### Rows:
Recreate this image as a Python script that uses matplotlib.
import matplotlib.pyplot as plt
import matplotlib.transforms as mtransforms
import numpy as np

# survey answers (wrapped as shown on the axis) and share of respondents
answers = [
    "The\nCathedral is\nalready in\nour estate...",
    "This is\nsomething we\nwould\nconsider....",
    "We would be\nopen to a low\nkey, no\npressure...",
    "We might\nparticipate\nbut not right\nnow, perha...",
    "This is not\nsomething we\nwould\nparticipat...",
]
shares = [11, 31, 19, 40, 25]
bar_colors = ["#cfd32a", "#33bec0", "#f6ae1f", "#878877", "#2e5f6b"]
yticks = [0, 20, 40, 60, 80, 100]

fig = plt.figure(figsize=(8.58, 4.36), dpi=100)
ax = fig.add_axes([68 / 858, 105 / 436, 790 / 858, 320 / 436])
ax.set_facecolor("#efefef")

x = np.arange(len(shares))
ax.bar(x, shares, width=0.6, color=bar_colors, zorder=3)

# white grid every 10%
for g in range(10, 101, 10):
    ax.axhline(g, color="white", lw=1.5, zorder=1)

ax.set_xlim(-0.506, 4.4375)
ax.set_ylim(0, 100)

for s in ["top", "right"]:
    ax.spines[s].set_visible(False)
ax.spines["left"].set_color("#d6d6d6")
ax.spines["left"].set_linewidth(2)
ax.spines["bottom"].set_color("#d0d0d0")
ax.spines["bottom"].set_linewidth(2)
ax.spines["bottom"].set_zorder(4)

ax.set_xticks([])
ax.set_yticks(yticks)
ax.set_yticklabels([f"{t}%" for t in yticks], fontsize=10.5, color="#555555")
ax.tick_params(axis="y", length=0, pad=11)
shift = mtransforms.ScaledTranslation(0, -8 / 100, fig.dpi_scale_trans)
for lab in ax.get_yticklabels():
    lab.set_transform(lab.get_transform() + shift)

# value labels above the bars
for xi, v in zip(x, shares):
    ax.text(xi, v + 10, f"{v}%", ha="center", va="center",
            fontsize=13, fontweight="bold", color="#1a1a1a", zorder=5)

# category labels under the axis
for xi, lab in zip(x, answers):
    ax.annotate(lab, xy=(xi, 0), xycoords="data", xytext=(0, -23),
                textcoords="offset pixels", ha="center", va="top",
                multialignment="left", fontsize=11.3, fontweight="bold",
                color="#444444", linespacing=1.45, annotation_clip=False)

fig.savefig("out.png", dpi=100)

* * *

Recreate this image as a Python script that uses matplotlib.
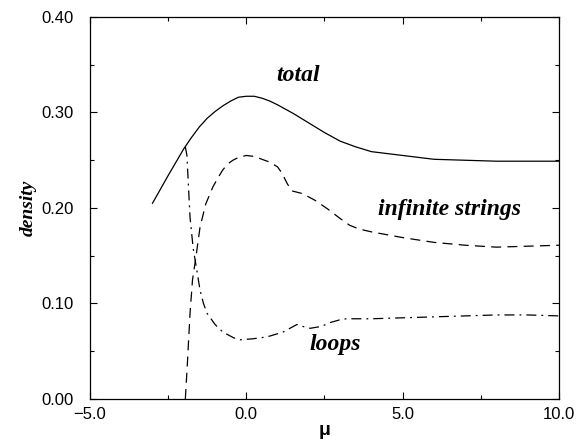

...

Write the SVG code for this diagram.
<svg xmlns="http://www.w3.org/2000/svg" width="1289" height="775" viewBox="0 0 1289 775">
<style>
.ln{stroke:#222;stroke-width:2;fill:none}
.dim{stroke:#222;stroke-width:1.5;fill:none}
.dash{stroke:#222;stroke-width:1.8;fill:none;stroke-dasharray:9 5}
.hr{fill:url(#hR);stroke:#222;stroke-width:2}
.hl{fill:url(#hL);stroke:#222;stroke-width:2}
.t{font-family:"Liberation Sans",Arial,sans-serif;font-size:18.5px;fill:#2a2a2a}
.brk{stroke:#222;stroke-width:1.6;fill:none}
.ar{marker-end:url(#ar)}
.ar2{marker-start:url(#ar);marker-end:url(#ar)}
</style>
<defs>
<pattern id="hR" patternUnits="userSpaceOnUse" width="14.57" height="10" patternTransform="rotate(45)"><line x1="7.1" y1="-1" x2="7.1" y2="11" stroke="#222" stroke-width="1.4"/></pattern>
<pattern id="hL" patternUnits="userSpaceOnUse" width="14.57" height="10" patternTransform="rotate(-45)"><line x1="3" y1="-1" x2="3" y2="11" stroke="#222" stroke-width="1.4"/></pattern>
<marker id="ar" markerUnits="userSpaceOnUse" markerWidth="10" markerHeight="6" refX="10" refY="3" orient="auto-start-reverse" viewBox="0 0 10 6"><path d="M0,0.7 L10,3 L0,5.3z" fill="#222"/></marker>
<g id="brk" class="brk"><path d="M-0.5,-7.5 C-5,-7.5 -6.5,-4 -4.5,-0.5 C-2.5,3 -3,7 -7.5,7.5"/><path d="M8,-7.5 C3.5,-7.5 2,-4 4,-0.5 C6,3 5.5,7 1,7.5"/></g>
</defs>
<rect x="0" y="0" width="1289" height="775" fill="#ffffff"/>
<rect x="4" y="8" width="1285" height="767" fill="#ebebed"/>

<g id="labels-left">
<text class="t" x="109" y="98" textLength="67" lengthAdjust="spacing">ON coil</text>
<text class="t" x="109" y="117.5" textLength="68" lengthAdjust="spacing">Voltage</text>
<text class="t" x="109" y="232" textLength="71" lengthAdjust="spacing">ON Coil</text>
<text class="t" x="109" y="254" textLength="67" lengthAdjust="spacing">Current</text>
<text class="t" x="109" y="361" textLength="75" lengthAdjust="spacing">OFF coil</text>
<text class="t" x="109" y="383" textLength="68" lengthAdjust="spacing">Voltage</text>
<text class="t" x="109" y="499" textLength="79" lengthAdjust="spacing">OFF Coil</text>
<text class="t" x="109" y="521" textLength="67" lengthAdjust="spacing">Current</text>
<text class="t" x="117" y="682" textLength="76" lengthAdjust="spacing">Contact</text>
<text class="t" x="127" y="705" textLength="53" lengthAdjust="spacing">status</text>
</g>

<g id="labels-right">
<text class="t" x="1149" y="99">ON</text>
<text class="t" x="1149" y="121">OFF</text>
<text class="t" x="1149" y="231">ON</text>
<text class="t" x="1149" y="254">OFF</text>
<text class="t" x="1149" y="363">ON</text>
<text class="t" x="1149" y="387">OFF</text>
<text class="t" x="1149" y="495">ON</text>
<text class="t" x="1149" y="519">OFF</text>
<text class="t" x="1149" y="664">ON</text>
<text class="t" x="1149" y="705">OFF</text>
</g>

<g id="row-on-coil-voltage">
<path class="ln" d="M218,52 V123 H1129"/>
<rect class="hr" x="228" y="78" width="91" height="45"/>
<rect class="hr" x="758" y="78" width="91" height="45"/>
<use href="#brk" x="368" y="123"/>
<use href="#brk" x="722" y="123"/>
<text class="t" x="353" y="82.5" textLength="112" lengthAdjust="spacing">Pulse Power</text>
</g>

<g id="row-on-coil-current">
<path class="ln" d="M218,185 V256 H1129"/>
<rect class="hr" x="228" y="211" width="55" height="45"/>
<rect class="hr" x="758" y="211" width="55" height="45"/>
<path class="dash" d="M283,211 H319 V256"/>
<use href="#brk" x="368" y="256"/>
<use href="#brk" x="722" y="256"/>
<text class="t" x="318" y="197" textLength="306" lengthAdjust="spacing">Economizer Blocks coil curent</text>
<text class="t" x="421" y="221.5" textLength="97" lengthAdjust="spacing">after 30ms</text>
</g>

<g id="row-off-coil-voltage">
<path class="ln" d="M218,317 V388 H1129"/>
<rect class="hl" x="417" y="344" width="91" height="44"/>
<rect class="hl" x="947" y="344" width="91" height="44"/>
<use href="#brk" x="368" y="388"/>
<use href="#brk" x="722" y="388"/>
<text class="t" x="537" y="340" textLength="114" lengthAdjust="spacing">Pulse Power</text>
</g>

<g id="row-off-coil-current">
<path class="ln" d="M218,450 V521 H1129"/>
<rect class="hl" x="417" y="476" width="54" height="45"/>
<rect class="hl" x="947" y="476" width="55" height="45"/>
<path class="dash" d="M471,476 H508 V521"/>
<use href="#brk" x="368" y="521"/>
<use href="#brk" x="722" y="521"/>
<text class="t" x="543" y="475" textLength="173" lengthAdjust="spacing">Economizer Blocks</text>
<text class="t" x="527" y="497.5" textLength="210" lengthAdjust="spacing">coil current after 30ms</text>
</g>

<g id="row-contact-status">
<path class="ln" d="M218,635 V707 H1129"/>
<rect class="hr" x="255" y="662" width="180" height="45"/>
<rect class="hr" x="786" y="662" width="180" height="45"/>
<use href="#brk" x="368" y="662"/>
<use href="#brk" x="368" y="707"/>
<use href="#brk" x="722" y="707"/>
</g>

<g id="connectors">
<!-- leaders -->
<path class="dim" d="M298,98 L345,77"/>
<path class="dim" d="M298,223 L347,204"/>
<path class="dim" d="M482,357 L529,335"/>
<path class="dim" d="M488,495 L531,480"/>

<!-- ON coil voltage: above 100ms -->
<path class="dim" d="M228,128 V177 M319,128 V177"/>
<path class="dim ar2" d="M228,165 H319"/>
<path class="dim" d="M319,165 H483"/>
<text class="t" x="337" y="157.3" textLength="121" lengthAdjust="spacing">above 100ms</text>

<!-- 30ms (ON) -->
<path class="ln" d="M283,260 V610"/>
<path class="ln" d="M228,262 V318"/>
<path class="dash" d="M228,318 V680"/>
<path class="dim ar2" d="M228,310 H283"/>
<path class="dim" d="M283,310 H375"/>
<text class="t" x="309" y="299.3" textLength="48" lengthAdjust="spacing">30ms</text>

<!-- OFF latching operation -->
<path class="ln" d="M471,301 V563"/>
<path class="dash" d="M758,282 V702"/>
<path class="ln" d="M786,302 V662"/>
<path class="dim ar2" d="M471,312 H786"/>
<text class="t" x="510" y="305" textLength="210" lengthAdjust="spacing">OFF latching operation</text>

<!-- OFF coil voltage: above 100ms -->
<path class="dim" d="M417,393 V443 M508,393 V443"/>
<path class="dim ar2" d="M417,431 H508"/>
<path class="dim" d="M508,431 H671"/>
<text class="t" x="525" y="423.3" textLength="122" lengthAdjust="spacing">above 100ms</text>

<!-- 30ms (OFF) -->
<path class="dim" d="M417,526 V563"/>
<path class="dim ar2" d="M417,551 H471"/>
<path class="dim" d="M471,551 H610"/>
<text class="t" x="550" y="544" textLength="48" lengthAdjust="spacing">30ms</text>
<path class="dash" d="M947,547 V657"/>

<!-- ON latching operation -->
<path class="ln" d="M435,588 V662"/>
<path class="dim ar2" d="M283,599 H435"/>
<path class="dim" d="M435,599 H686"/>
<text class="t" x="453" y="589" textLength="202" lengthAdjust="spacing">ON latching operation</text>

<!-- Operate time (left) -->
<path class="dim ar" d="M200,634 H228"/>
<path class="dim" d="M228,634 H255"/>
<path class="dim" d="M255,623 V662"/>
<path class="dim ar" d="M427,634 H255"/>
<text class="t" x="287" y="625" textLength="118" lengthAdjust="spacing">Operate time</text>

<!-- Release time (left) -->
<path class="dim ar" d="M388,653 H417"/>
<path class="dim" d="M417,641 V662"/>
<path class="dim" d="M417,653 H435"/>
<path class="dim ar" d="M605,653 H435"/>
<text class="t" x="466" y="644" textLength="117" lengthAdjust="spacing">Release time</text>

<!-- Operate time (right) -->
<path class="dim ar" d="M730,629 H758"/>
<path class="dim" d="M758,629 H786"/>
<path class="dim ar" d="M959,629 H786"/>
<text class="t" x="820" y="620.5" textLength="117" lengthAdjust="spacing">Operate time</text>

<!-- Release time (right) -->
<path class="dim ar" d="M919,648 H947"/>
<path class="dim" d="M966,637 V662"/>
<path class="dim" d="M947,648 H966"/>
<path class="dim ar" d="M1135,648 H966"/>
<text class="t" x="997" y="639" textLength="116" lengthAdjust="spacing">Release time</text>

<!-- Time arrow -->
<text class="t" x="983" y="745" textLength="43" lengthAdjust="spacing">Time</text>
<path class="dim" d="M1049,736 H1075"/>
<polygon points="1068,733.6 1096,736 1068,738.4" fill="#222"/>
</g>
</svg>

### Task to carry out:
Count the lines that hold the string "matplotlib", and reply with that number alone.

### Completed exercise:
4